Based on years of study, the team believes that Stonehenge served as a religious center and a place of healing even before its famous "goal posts" were erected. "A prehistoric 'Lourdes' was set up at Stonehenge," said Geoff Wainwright, president of the Society of Antiquaries and a key proponent of the theory.

The current two-week excavation, funded by the BBC, is aimed at extracting samples from buried sockets where ancient builders placed the earliest stones erected at Stonehenge, known as bluestones. Figuring out more precisely when those stones were brought to the site could help confirm the theory that Stonehenge's builders thought the bluestones had healing powers.

Tim Darvill, a leading Stonehenge scholar at Bournemouth University who is working with Wainwright to lead the excavation, told the BBC that the first week's work went "really well."

"We have broken through to these key features," Darvill said in a report published Wednesday. "It is a slow process, but at the moment everything is going exactly to plan."

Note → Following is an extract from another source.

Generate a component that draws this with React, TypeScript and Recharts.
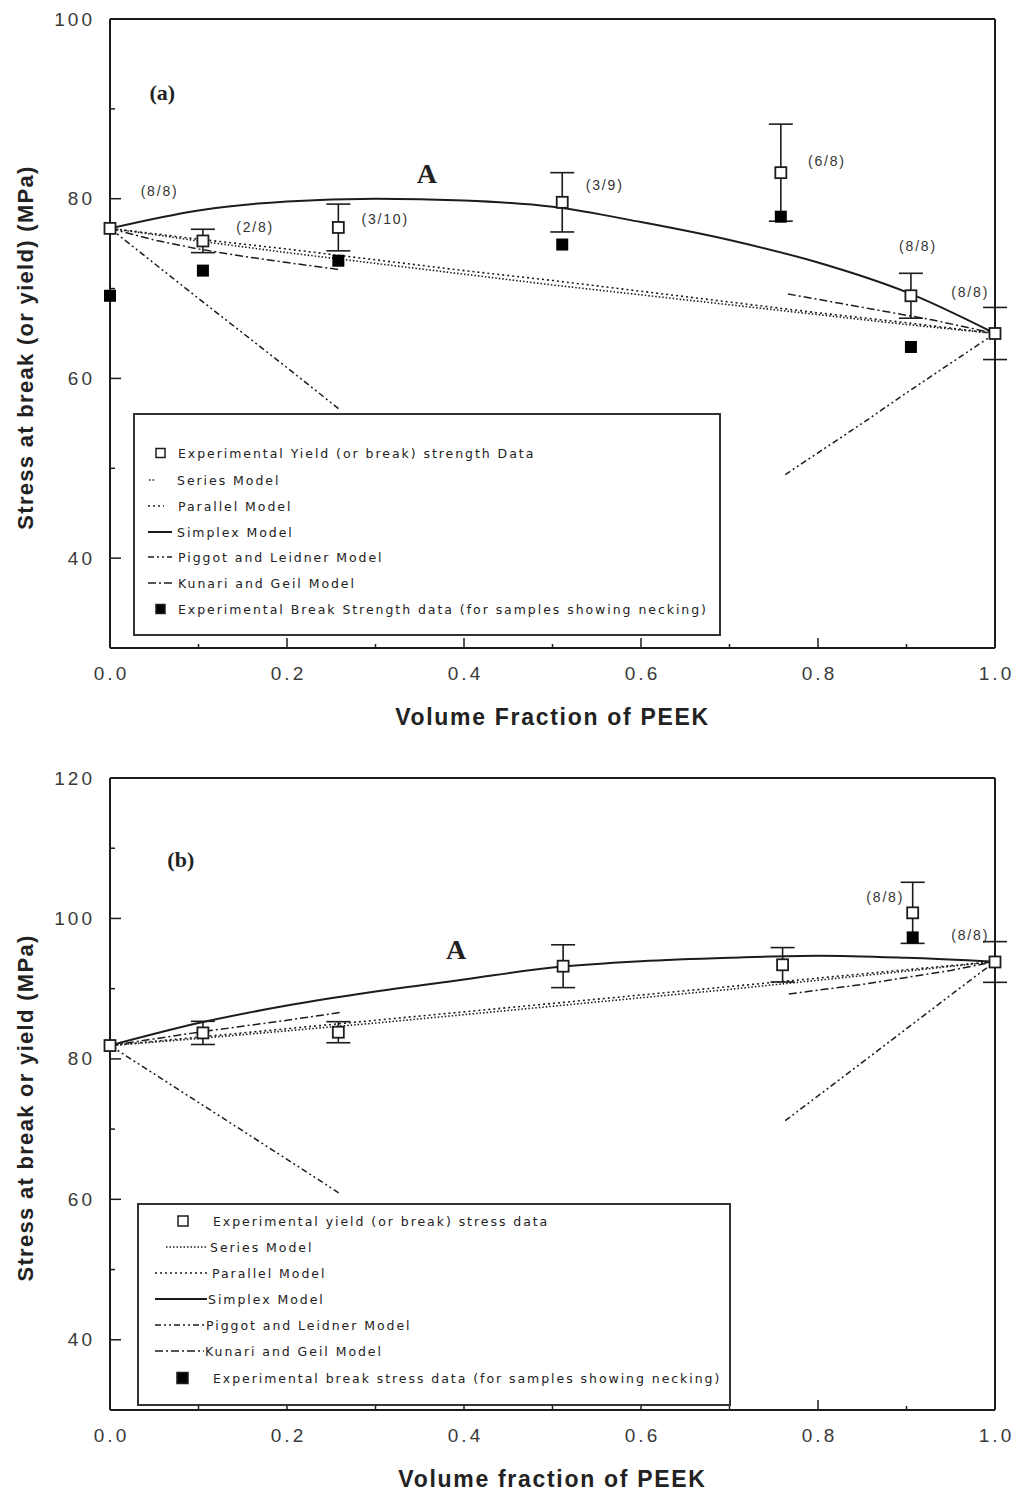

Three years ago, Darvill and Wainwright reported that the bluestones were apparently transported to the Salisbury Plain site from the Preseli Mountains in south Wales, 153 miles (250 kilometers) away. Now they want to compare the rock samples found in Wales with bits of bluestone from the sockets at Stonehenge. Organic material from the sockets will undergo radioisotope dating to determine when the bluestones were placed.

"The excavation will date the arrival of the bluestones following their 153-mile journey from Preseli to Salisbury Plain and contribute to our definition of the society which undertook such an ambitious project," Wainwright told The Associated Press during preparations for the dig. "We will be able to say not only why, but when the first stone monument was built."

What the stones mean
Archaeologists believe that Stonehenge originally consisted of a circle of wooden posts and timbers, built in approximately 3100 B.C. They estimate that the first bluestones were put in place about 2600 B.C., while conceding that the date is an approximation at best. The bluestones were removed from their original sockets about 200 years later; nevertheless, the archaeological team hopes to find fragments of stone left behind.

The excavation marks the first opportunity to bring the power of modern scientific archaeology to bear on a problem that has taxed the minds of so many experts since medieval times: Why were the bluestones so important to have warranted bringing them from so far away?

Stonehenge's roughly 6-foot-tall (2-meter-tall) bluestones are so named because they have a bluish-black appearance. They are the smaller stones that make up the monument, sitting alongside sarsen stones that are about twice as tall and were added later. The sarsen stones are arranged in post-and-lintel formations that served to mark the seasons — and most archaeologists agree that Stonehenge was significant as an ancient astronomical observatory as well as a religious site."

Professors Geoff Wainwright and Tim Darvill dig turf within the circle of Stonehenge at the start of the excavation.
The team led by Wainwright and Darvill hope that this month's excavation will help them fix the date of the start of stone construction with better accuracy. Knowing precisely when the stones were moved could help them match up the construction timeline with a culture that revered the bluestones as having healing properties.

Scientists also may learn more about how the stones were transported. Research shows the bluestones, weighing an estimated 5 tons apiece, may have been dragged from the mountains in south Wales to the sea, put on huge rafts and floated up the River Avon.

The team's archaeologists told the BBC that they uncovered a host of artifacts as they peeled back the layers of their 8.2-by-11.5-foot (2.5-by-3.5-meter) trench, including Roman ceramics, ancient stone hammers and a pottery fragment from England's Neolithic Beaker culture.

First excavation since 1964
This month's dig marks the first time ground inside the inner stone circle has been excavated since 1964. The area is revered as a powerful link to England's pagan past — and to this day, Druids mark the seasons at the site. Cabinet approval was required before the work could begin."